Теперь нашему терпению пришел конец. Мы никуда не хотим лететь. Мы собираемся вытащить этот проклятый автомат на улицу и разбить его на мелкие куски. Вот что мы собираемся сделать! И это будет прогрессом. Поверьте мне, это будет прогрессом!»
После смерти Мартина[7] в Мемфисе и того необычайного дня в Атланте что-то во мне переменилось, что-то исчезло. Возможно, даже больше, чем сама его смерть, то, как он умер, принудило меня вынести человеческой жизни и людям приговор, которого я прежде не желал выносить. И я отдаю себе отчет, что мой жизненный стиль, как его видят лица осведомленные, во многом определялся именно этим нежеланием. Увы, неоспоримо, что большинство людей, когда доходит до дела, стоят немногого, и тем не менее каждый человек — это неповторимое чудо. И пробуешь относиться к ним, как того заслуживает чудо, и в то же время уберечь себя от этого живого воплощения беды и несчастья. Тут можно заметить сходство с той действенной верой, которой требовали все эти походы и петиции, когда Мартин был еще жив. Казалось, американцы уже не способны были ввести тебя в заблуждение, и ты уже не осмеливался ничего ожидать от огромной, необъятной безликой обобщенности. И тем не менее ты был вынужден требовать от американцев — в конечном счете ради них самих же — душевной щедрости, ясности мысли и благородства, каких им в голову не приходило требовать от самих себя. В одном отношении ошибка оказалась непоправимой, так как походы и петиции предполагали существование некоего единства, которое так и не удалось обнаружить, то есть, другими словами, американского народа пока еще нет. Но к этой мысли (или тоскливой надежде) мы еще вернемся. Однако мораль всего этого (и надежда мира), быть может, заключается в том, чего ты требуешь не от других, а от себя. Как бы то ни было, поражение и предательство навеки занесены в книгу судеб, обличая и покрывая непреходящим позоррм тех потомков варварской Европы, которые самовольно и надменно присваивают себе право называться американцами.
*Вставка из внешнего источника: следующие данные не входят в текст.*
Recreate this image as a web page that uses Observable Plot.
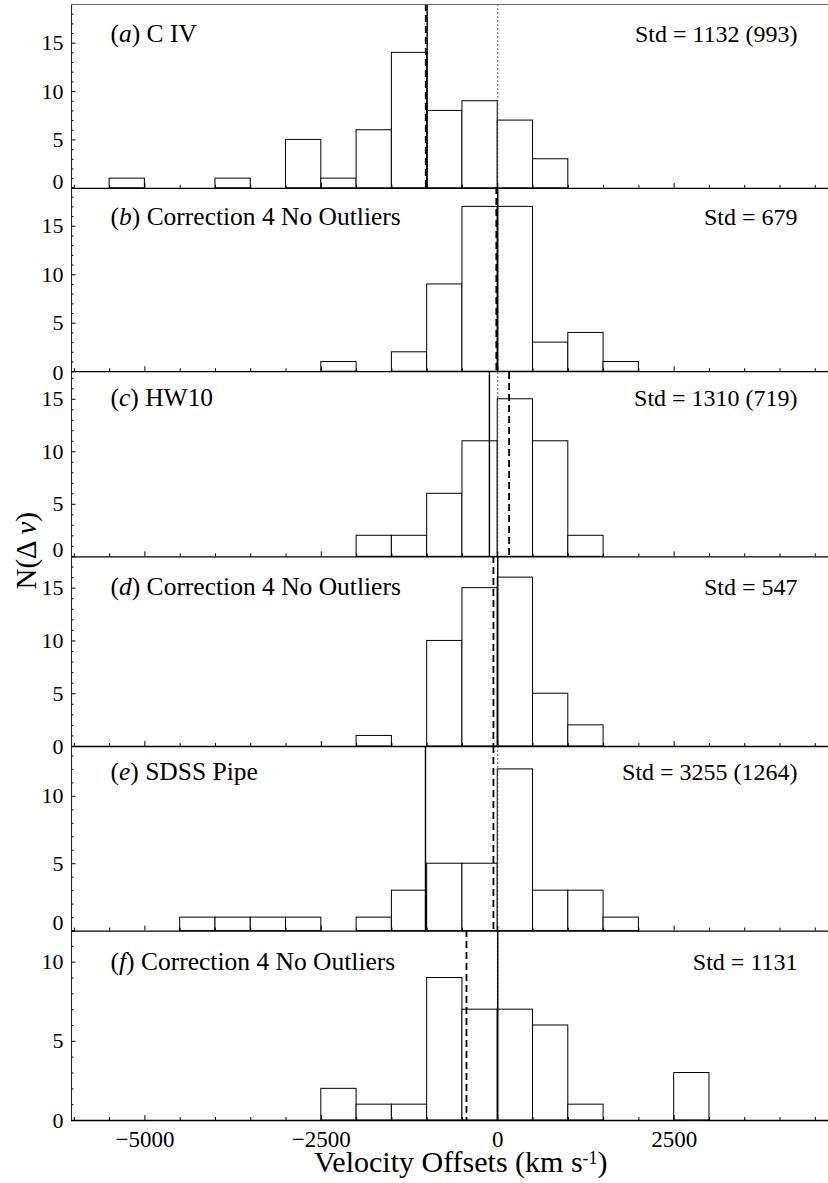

Когда Мартин был убит, я находился в Голливуде, где работал, — работал, собственно говоря, над сценарием для экранизации «Автобиографии» Малькольма Экса[8]. Писалось мне нелегко — ведь я лично знал Малькольма, спорил с ним, работал с ним и питал к нему то величайшее уважение, которое почти, а то и вовсе неотличимо от любви. (Мое голливудское сидение ни к чему не привело, так как я не захотел стать соучастником вторичного убийства, но в Голливуд мы еще вернемся.)
Незадолго до гибели Мартина я выступал с ним в Нью-Йорке в Карнеги-холле. Я так долго пробыл на Тихоокеанском побережье, что для Карнеги-холла мне нечего было надеть, а потому я кинулся в магазин, выбрал темный костюм, его подогнали, и я выступил. Через полмесяца я в этом костюме присутствовал на похоронах Мартина, затем вернулся в Голливуд и тут же должен был по делам снова съездить на Восток. Как-то вечером я встретил Леонарда Лайонса[9] и сказал ему, что никогда больше не смогу надеть этот костюм. Леонард упомянул об этом в своей колонке.
Эту колонку прочли жена, а может, кто-то из родственников одного моего старого школьного приятеля и узнали, что у меня есть костюм, который я не ношу, а мы же с этим приятелем как раз одного роста.